«Desde mi excarcelación no escribo y creo que no voy a volver a escribir una columna en un futuro próximo. Estoy intentando recuperarme. Mientras estaba en prisión me mantuve; ahora que estoy fuera, he sentido realmente el impacto físico que ha tenido en mí», cuenta esta redactora del diario kurdo Özgür Gündem que, por cierto, permanece cerrado hoy en día. Es uno de los más de 160 medios de comunicación que han tenido que cesar su actividad en los últimos años por orden Gobierno de Recep Tayyip Erdogan, en su espiral de autoritarismo cada vez más agudizada. Muchos de sus periodistas han sido encarcelados, a la espera de juicio, acusados de pertenencia a organizaciones terroristas de extrema izquierda. Su única labor ha sido informar de los desmanes del Ejecutivo turco. Justo lo que Aslı Erdoğan ha dejado de hacer por miedo. Los grandes perjudicados son los ciudadanos de ese país.

Esta situación, denunciada por Amnistía Internacional, es una muestra de la vulnerabilidad, cada vez mayor, de periodistas en todo el mundo, especialmente los de zonas de conflicto o que trabajan en países con democracias precarias. Una situación, muchas veces, aún más aterradora que dar con los huesos en la cárcel. La Unesco denunciaba recientemente que, en la última década, han sido asesinados más de 800 periodistas, la mayoría corresponsales de guerra, aunque un gran porcentaje se lo llevan quienes cubren la actividad de organizaciones criminales como el narco en Latinoamérica.

Justo hace 10 años fue asesinada Anna Stepánovna Politkóvskaya, periodista rusa y activista por los derechos humanos, reconocida por su oposición al conflicto checheno y al presidente ruso Vladímir Putin. Desde la Unesco denuncian la impunidad con que se llevan a cabo estas agresiones. «La mayoría no se han investigado. Esto alimenta el ciclo de violencia contra los periodistas, profesionales de los medios y periodistas ciudadanos. La autocensura que deriva de ello priva a la sociedad de información y trae consecuencias negativas adicionales a la libertad de prensa», denuncia un portavoz.

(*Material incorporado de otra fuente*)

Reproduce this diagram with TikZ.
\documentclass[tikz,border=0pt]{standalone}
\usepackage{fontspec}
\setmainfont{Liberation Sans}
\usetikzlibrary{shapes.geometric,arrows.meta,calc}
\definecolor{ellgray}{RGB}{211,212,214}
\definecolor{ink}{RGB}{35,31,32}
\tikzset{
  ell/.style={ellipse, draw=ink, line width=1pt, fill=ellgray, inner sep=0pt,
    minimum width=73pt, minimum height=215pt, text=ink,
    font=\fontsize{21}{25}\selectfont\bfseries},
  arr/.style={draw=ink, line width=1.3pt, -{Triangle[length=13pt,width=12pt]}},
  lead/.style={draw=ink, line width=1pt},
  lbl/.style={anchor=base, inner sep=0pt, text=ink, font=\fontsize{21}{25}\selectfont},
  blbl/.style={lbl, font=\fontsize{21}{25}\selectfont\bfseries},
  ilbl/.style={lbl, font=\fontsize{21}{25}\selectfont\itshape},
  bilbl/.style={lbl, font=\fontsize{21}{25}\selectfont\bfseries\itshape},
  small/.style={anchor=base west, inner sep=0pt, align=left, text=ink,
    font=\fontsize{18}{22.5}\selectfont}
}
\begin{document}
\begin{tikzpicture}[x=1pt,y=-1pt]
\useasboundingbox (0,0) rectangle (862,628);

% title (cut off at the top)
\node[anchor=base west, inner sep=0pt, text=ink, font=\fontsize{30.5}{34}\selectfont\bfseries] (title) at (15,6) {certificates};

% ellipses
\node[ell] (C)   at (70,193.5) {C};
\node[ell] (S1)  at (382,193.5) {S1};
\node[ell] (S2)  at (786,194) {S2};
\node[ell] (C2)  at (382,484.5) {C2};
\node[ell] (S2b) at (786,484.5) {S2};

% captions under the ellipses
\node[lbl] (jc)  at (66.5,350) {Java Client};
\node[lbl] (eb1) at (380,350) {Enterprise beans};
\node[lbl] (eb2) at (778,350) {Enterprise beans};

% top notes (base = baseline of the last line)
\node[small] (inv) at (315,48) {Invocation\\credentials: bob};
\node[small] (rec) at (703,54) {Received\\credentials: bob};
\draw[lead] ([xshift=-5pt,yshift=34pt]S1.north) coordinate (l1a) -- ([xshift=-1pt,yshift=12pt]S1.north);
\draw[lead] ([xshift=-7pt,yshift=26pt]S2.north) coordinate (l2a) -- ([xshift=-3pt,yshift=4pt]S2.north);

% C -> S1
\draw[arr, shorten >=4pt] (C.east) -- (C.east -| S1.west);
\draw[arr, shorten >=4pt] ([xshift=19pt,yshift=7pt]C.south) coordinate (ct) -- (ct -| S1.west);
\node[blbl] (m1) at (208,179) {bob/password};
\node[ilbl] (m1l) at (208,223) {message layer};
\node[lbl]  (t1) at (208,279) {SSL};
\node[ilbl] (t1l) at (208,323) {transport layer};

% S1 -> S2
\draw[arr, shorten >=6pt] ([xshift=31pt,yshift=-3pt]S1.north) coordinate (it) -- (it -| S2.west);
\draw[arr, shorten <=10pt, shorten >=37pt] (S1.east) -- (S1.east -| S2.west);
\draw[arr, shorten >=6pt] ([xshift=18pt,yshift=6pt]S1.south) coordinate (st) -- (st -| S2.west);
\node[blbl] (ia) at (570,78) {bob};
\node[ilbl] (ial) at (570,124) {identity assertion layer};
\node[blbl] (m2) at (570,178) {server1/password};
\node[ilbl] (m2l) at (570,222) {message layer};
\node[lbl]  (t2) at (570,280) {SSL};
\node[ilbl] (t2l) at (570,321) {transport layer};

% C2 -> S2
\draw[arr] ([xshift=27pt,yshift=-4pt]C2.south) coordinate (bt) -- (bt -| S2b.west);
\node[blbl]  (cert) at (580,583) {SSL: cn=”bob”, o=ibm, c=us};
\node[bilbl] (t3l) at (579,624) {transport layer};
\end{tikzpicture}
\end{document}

El relator de Naciones Unidas para la Promoción y Protección del Derecho a la libertad de expresión y opinión, David Kaye, ha advertido en una reciente conferencia en Nueva York de que las condiciones de la libertad de prensa en Egipto son «aterradoras», y ha señalado que antes del derrocamiento del expresiedente Hosni Mubarak durante la primavera árabe la situación «no era tan dramática como ahora». Uno de los símbolos de este escenario es el fotógrafo Abou Zeid, quien lleva más de cuatro años en la prisión de Tora, en El Cairo, donde no recibe los cuidados que necesita para tratar su hepatitis C y anemia; su estado de salud tanto físico como mental sigue deteriorándose. Se enfrenta a cadena perpetua o pena de muerte por cargos de asesinato, pertenencia a los Hermanos Musulmanes y participación en una manifestación ilegal y la posesión de armas. Sus abogados denuncian infinidad de irregularidades durante el proceso, y continuas restricciones para acceder al sumario y a su propio cliente. Alegan que su único delito fue tomar fotos durante las revueltas de la primavera árabe.

No hay que irse a zonas tan turbulentas para encontrar situaciones que atentan letalmente a la libertad de prensa. En las calles de un país tan aparentemente tranquilo como Malta, miembro de la Unión Europea desde hace 10 años, sus ciudadanos se manifiestan efusivamente para que se esclarezca el asesinato de la periodista Daphne Caruana, conocida por sacar a la luz los escándalos de corrupción del Gobierno. La convicción de que este hecho está claramente relacionado con su muerte está extendida por toda la población, hasta el punto de que el primer ministro maltés, Joseph Muscat, ha asegurado públicamente su compromiso con el esclarecimiento del asesinato. A día de hoy, no hay un solo indicio.